Exercise goal: Begin with the first line of the material and write out each line exactly, ending with the line that contains "annual_prod = [176.3, 151.8, 178.0, 119.2, 165.1, 188.8]". Pictures are not part of the copy.

··········

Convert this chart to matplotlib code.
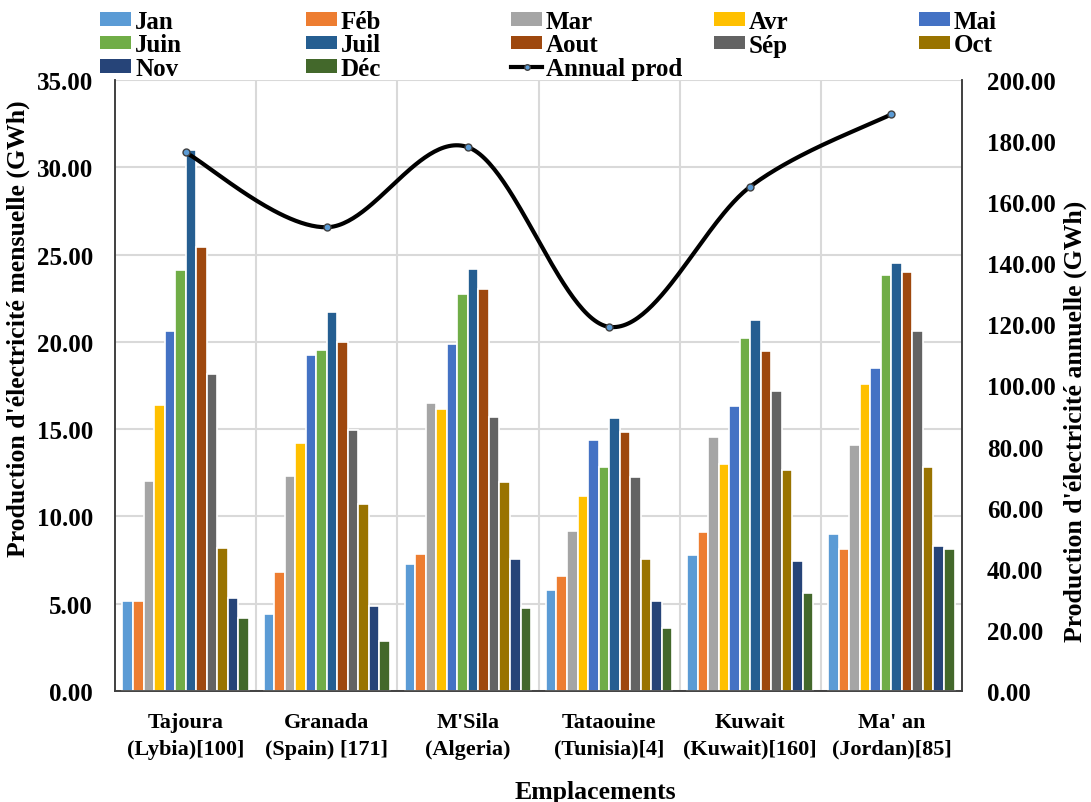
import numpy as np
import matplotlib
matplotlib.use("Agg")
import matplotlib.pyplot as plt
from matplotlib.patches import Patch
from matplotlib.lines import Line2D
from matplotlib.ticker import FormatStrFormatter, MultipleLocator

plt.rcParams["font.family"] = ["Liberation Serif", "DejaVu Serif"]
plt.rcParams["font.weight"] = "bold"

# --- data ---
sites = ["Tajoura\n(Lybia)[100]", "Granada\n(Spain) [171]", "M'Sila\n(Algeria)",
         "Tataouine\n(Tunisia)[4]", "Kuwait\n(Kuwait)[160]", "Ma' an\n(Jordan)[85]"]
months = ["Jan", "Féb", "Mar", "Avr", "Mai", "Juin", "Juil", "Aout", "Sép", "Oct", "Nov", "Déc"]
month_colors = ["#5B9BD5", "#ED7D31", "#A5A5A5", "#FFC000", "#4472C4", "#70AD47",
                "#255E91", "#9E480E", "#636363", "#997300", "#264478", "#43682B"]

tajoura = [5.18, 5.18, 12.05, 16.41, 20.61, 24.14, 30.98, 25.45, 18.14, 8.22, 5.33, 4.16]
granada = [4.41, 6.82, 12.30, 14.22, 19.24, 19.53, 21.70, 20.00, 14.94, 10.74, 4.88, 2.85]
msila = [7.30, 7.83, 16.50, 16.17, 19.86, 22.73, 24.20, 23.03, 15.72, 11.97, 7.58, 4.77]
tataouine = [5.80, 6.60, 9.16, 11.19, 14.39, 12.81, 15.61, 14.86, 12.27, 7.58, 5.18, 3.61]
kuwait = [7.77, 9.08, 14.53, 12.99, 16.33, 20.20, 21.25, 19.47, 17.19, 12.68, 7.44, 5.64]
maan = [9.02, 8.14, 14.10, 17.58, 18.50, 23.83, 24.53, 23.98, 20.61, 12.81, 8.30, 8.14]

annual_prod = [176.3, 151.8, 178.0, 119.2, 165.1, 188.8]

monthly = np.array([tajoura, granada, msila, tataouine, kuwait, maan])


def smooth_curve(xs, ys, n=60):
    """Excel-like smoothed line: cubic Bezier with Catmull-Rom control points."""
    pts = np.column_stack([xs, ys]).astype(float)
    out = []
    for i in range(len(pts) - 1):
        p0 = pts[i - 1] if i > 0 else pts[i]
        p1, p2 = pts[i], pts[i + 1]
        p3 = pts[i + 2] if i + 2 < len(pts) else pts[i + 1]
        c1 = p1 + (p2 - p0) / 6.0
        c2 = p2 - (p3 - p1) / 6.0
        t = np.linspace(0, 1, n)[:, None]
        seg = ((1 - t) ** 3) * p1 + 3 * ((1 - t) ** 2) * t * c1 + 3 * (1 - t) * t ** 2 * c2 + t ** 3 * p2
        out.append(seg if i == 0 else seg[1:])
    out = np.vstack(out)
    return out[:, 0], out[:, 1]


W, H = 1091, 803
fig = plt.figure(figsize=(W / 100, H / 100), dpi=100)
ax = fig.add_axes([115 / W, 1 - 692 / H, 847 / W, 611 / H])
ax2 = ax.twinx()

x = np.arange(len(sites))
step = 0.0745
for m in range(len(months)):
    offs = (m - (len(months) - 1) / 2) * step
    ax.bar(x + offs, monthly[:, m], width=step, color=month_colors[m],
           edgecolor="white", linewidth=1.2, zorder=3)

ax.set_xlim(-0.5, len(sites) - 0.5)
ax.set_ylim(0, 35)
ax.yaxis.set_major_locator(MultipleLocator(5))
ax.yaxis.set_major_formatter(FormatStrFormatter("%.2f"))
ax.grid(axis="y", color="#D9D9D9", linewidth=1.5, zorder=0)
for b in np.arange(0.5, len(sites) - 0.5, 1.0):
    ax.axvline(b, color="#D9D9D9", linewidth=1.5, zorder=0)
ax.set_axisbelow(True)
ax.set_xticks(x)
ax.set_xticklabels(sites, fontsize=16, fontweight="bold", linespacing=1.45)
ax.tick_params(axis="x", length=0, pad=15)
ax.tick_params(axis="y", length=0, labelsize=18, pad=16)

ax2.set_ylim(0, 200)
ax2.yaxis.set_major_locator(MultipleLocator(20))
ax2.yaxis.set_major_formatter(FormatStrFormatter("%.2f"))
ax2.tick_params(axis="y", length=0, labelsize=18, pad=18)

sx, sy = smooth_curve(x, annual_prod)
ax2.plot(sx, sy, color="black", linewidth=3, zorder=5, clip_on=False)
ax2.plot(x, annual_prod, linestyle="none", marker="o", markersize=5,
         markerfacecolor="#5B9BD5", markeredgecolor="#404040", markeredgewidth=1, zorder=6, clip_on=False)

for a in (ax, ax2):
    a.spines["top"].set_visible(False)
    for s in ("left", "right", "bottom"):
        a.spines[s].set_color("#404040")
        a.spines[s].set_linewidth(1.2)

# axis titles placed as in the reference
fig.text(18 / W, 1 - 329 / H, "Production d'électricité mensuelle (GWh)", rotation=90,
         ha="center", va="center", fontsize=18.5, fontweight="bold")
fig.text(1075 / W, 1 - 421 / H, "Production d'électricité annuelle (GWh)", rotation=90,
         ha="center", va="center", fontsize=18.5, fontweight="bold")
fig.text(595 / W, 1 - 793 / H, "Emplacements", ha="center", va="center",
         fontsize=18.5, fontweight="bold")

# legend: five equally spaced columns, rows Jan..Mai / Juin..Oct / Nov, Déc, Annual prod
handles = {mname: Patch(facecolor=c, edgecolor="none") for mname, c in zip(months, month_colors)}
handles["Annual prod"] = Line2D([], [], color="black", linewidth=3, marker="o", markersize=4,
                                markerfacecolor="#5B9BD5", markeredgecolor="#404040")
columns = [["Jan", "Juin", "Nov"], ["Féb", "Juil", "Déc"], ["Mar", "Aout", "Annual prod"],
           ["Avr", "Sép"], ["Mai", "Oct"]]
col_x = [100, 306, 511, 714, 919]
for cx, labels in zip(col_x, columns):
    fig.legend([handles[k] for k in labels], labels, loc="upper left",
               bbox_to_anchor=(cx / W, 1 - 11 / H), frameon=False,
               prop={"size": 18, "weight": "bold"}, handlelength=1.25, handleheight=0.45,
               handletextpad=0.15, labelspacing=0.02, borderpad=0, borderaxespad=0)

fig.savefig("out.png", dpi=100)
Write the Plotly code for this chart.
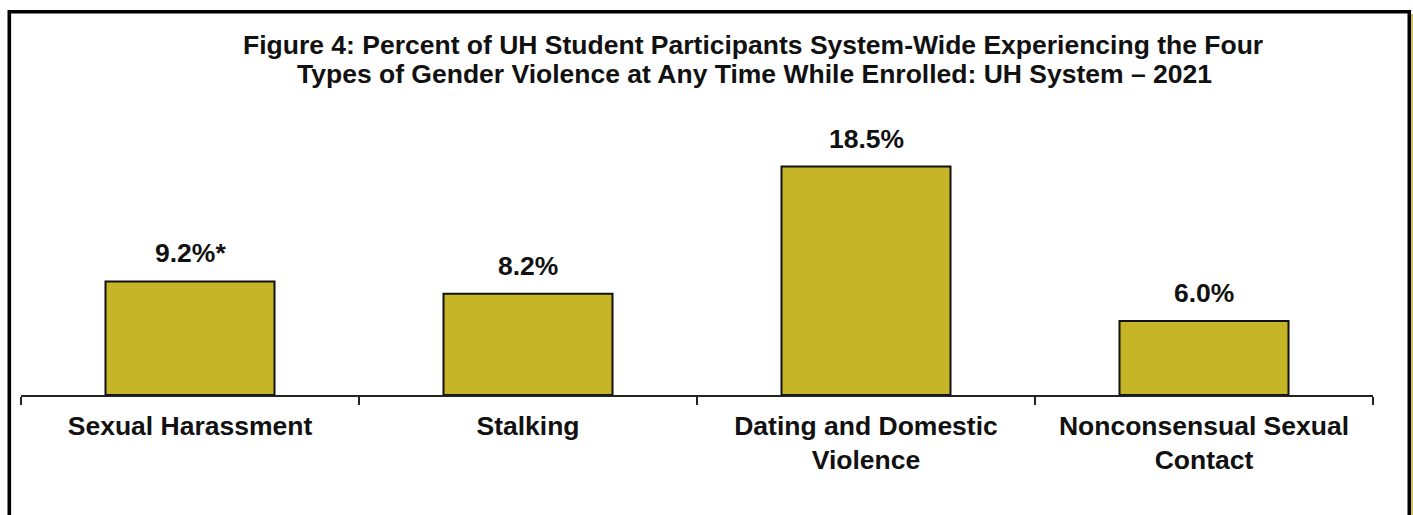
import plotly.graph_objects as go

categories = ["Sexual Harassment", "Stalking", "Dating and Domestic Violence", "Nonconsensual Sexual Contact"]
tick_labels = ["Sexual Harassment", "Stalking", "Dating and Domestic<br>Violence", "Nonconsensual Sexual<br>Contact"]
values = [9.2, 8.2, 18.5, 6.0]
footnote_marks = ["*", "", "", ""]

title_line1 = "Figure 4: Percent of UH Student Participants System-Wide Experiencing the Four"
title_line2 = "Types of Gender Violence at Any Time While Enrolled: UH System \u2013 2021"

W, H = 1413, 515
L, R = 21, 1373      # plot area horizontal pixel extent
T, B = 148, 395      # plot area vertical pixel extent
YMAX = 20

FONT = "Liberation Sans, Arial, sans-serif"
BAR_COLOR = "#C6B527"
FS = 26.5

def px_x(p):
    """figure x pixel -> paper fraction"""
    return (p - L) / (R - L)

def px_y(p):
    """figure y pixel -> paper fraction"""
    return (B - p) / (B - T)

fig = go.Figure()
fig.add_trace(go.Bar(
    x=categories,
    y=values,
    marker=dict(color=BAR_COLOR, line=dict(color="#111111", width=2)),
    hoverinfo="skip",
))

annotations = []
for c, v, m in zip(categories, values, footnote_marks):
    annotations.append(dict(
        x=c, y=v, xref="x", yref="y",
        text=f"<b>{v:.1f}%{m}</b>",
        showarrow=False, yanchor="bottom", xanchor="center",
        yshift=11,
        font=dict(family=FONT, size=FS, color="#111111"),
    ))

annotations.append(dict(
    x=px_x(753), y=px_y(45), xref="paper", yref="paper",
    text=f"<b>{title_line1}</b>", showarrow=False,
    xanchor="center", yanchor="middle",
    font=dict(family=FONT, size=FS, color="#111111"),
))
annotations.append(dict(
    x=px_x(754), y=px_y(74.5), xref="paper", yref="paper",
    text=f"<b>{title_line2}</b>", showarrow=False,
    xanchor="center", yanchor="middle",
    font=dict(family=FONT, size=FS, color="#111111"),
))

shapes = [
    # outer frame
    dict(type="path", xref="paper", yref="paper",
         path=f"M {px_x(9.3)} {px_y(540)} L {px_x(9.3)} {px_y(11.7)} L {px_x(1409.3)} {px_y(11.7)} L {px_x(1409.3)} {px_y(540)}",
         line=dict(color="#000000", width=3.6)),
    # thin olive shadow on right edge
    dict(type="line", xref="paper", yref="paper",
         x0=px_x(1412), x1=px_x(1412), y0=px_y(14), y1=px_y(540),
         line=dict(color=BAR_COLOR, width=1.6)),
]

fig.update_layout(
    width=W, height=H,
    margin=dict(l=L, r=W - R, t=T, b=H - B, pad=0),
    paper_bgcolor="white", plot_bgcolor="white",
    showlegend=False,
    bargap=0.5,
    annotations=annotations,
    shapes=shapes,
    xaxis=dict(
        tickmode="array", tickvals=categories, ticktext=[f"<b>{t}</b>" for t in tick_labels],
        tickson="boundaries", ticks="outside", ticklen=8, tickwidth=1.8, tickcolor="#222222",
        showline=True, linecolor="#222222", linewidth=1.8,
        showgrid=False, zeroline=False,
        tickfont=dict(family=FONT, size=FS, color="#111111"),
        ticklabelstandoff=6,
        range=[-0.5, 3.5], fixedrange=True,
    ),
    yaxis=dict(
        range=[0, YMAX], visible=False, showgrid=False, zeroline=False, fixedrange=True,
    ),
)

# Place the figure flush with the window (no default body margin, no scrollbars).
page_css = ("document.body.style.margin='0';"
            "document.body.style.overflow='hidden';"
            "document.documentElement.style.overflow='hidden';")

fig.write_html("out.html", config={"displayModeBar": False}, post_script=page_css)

··········

Task result:
Convert this chart to matplotlib code.
import numpy as np
import matplotlib
matplotlib.use("Agg")
import matplotlib.pyplot as plt
from matplotlib.patches import Patch
from matplotlib.lines import Line2D
from matplotlib.ticker import FormatStrFormatter, MultipleLocator

plt.rcParams["font.family"] = ["Liberation Serif", "DejaVu Serif"]
plt.rcParams["font.weight"] = "bold"

# --- data ---
sites = ["Tajoura\n(Lybia)[100]", "Granada\n(Spain) [171]", "M'Sila\n(Algeria)",
         "Tataouine\n(Tunisia)[4]", "Kuwait\n(Kuwait)[160]", "Ma' an\n(Jordan)[85]"]
months = ["Jan", "Féb", "Mar", "Avr", "Mai", "Juin", "Juil", "Aout", "Sép", "Oct", "Nov", "Déc"]
month_colors = ["#5B9BD5", "#ED7D31", "#A5A5A5", "#FFC000", "#4472C4", "#70AD47",
                "#255E91", "#9E480E", "#636363", "#997300", "#264478", "#43682B"]

tajoura = [5.18, 5.18, 12.05, 16.41, 20.61, 24.14, 30.98, 25.45, 18.14, 8.22, 5.33, 4.16]
granada = [4.41, 6.82, 12.30, 14.22, 19.24, 19.53, 21.70, 20.00, 14.94, 10.74, 4.88, 2.85]
msila = [7.30, 7.83, 16.50, 16.17, 19.86, 22.73, 24.20, 23.03, 15.72, 11.97, 7.58, 4.77]
tataouine = [5.80, 6.60, 9.16, 11.19, 14.39, 12.81, 15.61, 14.86, 12.27, 7.58, 5.18, 3.61]
kuwait = [7.77, 9.08, 14.53, 12.99, 16.33, 20.20, 21.25, 19.47, 17.19, 12.68, 7.44, 5.64]
maan = [9.02, 8.14, 14.10, 17.58, 18.50, 23.83, 24.53, 23.98, 20.61, 12.81, 8.30, 8.14]

annual_prod = [176.3, 151.8, 178.0, 119.2, 165.1, 188.8]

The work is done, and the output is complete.